━━ Source excerpt

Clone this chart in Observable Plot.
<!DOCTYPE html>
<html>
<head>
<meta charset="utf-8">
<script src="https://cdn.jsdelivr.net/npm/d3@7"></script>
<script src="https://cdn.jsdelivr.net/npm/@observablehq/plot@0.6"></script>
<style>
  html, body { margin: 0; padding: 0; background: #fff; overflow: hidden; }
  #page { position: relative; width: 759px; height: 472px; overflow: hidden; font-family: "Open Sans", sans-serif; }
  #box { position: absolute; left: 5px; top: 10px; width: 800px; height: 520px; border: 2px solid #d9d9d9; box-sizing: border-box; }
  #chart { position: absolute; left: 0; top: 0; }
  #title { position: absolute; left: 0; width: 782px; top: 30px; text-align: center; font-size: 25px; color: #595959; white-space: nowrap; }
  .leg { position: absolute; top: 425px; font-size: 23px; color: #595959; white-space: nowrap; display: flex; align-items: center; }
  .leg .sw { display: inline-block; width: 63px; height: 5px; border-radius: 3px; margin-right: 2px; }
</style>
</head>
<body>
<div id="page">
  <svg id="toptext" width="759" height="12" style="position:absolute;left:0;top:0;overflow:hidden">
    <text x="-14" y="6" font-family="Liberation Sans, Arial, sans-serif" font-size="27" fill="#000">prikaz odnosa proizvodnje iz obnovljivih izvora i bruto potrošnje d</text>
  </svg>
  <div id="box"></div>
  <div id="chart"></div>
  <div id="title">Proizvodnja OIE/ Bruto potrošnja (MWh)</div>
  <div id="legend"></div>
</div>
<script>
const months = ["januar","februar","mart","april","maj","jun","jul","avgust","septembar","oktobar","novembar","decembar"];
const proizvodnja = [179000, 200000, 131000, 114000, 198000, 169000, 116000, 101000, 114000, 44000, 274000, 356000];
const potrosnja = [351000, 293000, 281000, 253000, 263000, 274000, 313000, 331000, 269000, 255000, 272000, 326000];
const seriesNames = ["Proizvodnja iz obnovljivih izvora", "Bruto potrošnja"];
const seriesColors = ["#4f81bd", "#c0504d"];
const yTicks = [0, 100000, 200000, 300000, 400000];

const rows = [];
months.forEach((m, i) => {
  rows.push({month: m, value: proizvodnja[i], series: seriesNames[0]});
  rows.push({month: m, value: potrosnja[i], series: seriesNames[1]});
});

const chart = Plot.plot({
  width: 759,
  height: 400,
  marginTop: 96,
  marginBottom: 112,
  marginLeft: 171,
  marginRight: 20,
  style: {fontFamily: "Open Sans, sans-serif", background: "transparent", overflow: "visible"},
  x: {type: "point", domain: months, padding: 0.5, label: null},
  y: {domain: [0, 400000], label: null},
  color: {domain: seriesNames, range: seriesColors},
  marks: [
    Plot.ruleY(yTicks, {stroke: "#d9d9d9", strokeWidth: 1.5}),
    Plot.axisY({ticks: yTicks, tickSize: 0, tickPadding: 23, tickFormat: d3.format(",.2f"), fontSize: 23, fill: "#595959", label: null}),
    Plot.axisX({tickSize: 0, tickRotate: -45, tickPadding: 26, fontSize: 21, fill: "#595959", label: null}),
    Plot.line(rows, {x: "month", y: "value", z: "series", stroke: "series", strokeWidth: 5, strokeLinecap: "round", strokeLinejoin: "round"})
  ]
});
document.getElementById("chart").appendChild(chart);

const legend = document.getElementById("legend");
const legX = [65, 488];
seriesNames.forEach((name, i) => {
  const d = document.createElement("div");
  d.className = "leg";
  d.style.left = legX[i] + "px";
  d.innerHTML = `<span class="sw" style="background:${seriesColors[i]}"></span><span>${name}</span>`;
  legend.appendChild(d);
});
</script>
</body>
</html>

━━━━

- Exercise prompt -
Print back all the lines verbatim.

- Full solution -
Clone this chart in Observable Plot.
<!DOCTYPE html>
<html>
<head>
<meta charset="utf-8">
<script src="https://cdn.jsdelivr.net/npm/d3@7"></script>
<script src="https://cdn.jsdelivr.net/npm/@observablehq/plot@0.6"></script>
<style>
  html, body { margin: 0; padding: 0; background: #fff; overflow: hidden; }
  #page { position: relative; width: 759px; height: 472px; overflow: hidden; font-family: "Open Sans", sans-serif; }
  #box { position: absolute; left: 5px; top: 10px; width: 800px; height: 520px; border: 2px solid #d9d9d9; box-sizing: border-box; }
  #chart { position: absolute; left: 0; top: 0; }
  #title { position: absolute; left: 0; width: 782px; top: 30px; text-align: center; font-size: 25px; color: #595959; white-space: nowrap; }
  .leg { position: absolute; top: 425px; font-size: 23px; color: #595959; white-space: nowrap; display: flex; align-items: center; }
  .leg .sw { display: inline-block; width: 63px; height: 5px; border-radius: 3px; margin-right: 2px; }
</style>
</head>
<body>
<div id="page">
  <svg id="toptext" width="759" height="12" style="position:absolute;left:0;top:0;overflow:hidden">
    <text x="-14" y="6" font-family="Liberation Sans, Arial, sans-serif" font-size="27" fill="#000">prikaz odnosa proizvodnje iz obnovljivih izvora i bruto potrošnje d</text>
  </svg>
  <div id="box"></div>
  <div id="chart"></div>
  <div id="title">Proizvodnja OIE/ Bruto potrošnja (MWh)</div>
  <div id="legend"></div>
</div>
<script>
const months = ["januar","februar","mart","april","maj","jun","jul","avgust","septembar","oktobar","novembar","decembar"];
const proizvodnja = [179000, 200000, 131000, 114000, 198000, 169000, 116000, 101000, 114000, 44000, 274000, 356000];
const potrosnja = [351000, 293000, 281000, 253000, 263000, 274000, 313000, 331000, 269000, 255000, 272000, 326000];
const seriesNames = ["Proizvodnja iz obnovljivih izvora", "Bruto potrošnja"];
const seriesColors = ["#4f81bd", "#c0504d"];
const yTicks = [0, 100000, 200000, 300000, 400000];

const rows = [];
months.forEach((m, i) => {
  rows.push({month: m, value: proizvodnja[i], series: seriesNames[0]});
  rows.push({month: m, value: potrosnja[i], series: seriesNames[1]});
});

const chart = Plot.plot({
  width: 759,
  height: 400,
  marginTop: 96,
  marginBottom: 112,
  marginLeft: 171,
  marginRight: 20,
  style: {fontFamily: "Open Sans, sans-serif", background: "transparent", overflow: "visible"},
  x: {type: "point", domain: months, padding: 0.5, label: null},
  y: {domain: [0, 400000], label: null},
  color: {domain: seriesNames, range: seriesColors},
  marks: [
    Plot.ruleY(yTicks, {stroke: "#d9d9d9", strokeWidth: 1.5}),
    Plot.axisY({ticks: yTicks, tickSize: 0, tickPadding: 23, tickFormat: d3.format(",.2f"), fontSize: 23, fill: "#595959", label: null}),
    Plot.axisX({tickSize: 0, tickRotate: -45, tickPadding: 26, fontSize: 21, fill: "#595959", label: null}),
    Plot.line(rows, {x: "month", y: "value", z: "series", stroke: "series", strokeWidth: 5, strokeLinecap: "round", strokeLinejoin: "round"})
  ]
});
document.getElementById("chart").appendChild(chart);

const legend = document.getElementById("legend");
const legX = [65, 488];
seriesNames.forEach((name, i) => {
  const d = document.createElement("div");
  d.className = "leg";
  d.style.left = legX[i] + "px";
  d.innerHTML = `<span class="sw" style="background:${seriesColors[i]}"></span><span>${name}</span>`;
  legend.appendChild(d);
});
</script>
</body>
</html>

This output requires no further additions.